> What the exercise asks: Take every line from the first down to the line with "var periodicTailY = [9.06, 9.66, 9.30, 9.94];" and set it down exactly, without the pictures.
[Begin]
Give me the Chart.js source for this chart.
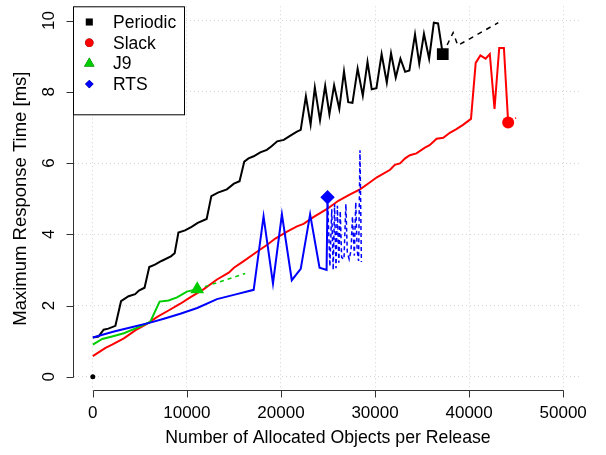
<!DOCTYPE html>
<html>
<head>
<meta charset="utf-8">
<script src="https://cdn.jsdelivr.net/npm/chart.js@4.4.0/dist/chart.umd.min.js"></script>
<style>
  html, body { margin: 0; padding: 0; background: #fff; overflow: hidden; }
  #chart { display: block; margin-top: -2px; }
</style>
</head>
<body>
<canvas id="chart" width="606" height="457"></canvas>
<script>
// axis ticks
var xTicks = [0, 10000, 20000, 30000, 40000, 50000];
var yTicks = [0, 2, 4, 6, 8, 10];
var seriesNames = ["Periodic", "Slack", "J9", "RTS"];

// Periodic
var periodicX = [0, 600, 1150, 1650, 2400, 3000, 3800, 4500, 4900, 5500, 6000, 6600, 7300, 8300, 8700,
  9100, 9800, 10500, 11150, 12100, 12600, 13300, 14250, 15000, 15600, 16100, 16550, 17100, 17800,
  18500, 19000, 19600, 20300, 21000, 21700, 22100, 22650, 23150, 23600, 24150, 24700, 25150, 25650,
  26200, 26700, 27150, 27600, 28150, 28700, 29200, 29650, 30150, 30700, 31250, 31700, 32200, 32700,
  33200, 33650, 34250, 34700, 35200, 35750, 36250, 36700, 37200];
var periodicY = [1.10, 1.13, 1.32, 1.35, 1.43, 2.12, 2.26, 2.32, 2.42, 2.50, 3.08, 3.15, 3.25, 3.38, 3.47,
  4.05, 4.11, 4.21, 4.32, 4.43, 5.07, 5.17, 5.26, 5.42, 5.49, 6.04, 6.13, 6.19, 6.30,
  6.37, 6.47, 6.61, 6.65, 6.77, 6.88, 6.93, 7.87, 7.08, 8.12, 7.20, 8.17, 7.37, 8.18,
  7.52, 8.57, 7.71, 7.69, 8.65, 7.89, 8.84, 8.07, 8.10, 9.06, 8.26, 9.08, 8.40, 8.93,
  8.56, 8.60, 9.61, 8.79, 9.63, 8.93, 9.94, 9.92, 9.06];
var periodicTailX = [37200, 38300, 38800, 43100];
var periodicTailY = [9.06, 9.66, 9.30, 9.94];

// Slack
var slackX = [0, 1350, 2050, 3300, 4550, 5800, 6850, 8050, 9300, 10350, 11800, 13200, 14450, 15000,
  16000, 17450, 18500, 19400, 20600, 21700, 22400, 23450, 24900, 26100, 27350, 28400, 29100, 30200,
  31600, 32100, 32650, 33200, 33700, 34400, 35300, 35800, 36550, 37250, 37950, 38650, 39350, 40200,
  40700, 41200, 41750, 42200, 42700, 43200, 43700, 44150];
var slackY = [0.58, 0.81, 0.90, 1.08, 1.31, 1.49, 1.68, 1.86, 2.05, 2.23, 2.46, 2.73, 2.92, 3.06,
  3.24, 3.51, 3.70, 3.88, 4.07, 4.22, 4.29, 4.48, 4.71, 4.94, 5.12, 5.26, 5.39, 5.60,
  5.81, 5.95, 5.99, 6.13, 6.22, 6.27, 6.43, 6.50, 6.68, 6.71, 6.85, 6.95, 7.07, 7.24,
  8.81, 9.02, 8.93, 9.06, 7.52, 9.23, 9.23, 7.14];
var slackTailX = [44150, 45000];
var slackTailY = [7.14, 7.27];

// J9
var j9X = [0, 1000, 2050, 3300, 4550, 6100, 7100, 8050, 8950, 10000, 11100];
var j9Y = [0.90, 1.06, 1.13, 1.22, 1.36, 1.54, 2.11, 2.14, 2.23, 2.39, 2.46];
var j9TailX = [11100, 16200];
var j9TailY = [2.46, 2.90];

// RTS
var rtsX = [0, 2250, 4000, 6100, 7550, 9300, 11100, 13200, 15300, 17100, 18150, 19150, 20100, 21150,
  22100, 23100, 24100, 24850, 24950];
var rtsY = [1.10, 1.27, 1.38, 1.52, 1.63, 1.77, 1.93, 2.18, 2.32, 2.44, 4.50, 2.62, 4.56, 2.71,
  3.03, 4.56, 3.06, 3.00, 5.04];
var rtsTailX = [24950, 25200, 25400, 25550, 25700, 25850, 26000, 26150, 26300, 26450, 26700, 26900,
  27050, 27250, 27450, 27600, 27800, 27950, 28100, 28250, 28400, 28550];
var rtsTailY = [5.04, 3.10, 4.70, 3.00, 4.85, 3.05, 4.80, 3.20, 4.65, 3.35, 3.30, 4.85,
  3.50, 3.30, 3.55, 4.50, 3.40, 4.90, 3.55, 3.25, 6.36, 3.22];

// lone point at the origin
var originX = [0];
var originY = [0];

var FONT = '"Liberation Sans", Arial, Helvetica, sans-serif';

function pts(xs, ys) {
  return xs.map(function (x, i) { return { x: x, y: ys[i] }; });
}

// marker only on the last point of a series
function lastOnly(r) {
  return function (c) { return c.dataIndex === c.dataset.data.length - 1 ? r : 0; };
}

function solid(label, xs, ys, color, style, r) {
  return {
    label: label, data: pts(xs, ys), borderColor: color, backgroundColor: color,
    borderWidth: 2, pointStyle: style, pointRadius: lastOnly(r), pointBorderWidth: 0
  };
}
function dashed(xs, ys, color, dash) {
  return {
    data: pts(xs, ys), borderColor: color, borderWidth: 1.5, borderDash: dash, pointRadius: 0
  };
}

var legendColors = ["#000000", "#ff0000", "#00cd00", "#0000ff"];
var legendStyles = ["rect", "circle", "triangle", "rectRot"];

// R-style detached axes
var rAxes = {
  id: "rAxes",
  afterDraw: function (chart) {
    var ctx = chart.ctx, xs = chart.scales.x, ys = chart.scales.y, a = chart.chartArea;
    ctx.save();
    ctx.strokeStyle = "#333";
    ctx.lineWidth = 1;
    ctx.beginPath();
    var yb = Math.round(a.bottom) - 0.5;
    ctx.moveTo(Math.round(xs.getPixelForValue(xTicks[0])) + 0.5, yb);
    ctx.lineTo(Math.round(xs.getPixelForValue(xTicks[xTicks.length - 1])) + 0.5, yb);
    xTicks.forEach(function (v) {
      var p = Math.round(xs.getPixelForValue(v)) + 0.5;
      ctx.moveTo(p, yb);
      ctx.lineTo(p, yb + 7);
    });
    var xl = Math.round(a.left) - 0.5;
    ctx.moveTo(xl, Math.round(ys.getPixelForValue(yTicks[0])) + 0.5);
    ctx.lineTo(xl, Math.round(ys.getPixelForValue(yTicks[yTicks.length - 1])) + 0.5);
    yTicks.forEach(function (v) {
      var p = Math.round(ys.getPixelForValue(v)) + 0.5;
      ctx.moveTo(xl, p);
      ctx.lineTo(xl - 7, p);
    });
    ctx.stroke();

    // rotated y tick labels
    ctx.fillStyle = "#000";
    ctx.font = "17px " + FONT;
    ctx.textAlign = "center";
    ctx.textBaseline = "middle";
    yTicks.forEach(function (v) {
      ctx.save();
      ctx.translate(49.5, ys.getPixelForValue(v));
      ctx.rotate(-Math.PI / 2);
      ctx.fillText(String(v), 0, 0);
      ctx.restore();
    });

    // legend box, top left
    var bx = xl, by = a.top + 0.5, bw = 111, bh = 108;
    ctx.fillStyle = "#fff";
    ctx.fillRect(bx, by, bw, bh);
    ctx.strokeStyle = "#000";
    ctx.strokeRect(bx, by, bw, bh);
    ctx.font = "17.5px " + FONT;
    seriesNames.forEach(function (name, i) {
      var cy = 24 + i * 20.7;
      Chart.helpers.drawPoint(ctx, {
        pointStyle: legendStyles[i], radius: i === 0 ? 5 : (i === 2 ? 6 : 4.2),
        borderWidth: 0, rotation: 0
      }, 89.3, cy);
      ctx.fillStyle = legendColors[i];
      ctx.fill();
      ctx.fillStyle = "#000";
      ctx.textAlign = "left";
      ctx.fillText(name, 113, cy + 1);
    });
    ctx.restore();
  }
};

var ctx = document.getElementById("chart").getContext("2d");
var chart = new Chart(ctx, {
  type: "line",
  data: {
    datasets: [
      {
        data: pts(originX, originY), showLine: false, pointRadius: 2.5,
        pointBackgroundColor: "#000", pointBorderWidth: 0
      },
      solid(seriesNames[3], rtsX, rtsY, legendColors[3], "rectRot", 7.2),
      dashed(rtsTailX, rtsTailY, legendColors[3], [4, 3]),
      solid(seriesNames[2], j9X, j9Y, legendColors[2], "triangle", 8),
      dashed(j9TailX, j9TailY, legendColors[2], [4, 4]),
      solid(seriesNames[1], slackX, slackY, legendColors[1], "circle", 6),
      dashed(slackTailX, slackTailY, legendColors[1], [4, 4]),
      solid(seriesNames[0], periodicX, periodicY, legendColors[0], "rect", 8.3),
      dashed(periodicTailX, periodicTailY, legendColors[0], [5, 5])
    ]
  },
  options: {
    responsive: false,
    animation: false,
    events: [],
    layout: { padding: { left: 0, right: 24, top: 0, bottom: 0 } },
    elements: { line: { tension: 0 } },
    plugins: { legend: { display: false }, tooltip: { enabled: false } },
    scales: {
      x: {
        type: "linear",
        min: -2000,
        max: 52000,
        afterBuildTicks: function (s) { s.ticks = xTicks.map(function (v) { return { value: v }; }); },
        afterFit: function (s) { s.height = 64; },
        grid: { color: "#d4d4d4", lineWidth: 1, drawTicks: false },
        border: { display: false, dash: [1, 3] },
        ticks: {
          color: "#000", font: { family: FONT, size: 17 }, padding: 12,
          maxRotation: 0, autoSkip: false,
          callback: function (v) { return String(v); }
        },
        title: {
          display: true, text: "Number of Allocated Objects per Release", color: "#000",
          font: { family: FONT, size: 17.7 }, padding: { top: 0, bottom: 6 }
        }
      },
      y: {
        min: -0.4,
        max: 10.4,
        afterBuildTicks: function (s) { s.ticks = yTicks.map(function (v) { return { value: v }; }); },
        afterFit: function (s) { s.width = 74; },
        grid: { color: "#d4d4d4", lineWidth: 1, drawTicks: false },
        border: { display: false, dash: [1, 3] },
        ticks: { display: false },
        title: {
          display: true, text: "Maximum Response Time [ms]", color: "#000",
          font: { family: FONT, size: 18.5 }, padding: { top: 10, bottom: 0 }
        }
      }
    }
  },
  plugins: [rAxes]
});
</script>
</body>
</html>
[End]
> Answer for the task:
Give me the Chart.js source for this chart.
<!DOCTYPE html>
<html>
<head>
<meta charset="utf-8">
<script src="https://cdn.jsdelivr.net/npm/chart.js@4.4.0/dist/chart.umd.min.js"></script>
<style>
  html, body { margin: 0; padding: 0; background: #fff; overflow: hidden; }
  #chart { display: block; margin-top: -2px; }
</style>
</head>
<body>
<canvas id="chart" width="606" height="457"></canvas>
<script>
// axis ticks
var xTicks = [0, 10000, 20000, 30000, 40000, 50000];
var yTicks = [0, 2, 4, 6, 8, 10];
var seriesNames = ["Periodic", "Slack", "J9", "RTS"];

// Periodic
var periodicX = [0, 600, 1150, 1650, 2400, 3000, 3800, 4500, 4900, 5500, 6000, 6600, 7300, 8300, 8700,
  9100, 9800, 10500, 11150, 12100, 12600, 13300, 14250, 15000, 15600, 16100, 16550, 17100, 17800,
  18500, 19000, 19600, 20300, 21000, 21700, 22100, 22650, 23150, 23600, 24150, 24700, 25150, 25650,
  26200, 26700, 27150, 27600, 28150, 28700, 29200, 29650, 30150, 30700, 31250, 31700, 32200, 32700,
  33200, 33650, 34250, 34700, 35200, 35750, 36250, 36700, 37200];
var periodicY = [1.10, 1.13, 1.32, 1.35, 1.43, 2.12, 2.26, 2.32, 2.42, 2.50, 3.08, 3.15, 3.25, 3.38, 3.47,
  4.05, 4.11, 4.21, 4.32, 4.43, 5.07, 5.17, 5.26, 5.42, 5.49, 6.04, 6.13, 6.19, 6.30,
  6.37, 6.47, 6.61, 6.65, 6.77, 6.88, 6.93, 7.87, 7.08, 8.12, 7.20, 8.17, 7.37, 8.18,
  7.52, 8.57, 7.71, 7.69, 8.65, 7.89, 8.84, 8.07, 8.10, 9.06, 8.26, 9.08, 8.40, 8.93,
  8.56, 8.60, 9.61, 8.79, 9.63, 8.93, 9.94, 9.92, 9.06];
var periodicTailX = [37200, 38300, 38800, 43100];
var periodicTailY = [9.06, 9.66, 9.30, 9.94];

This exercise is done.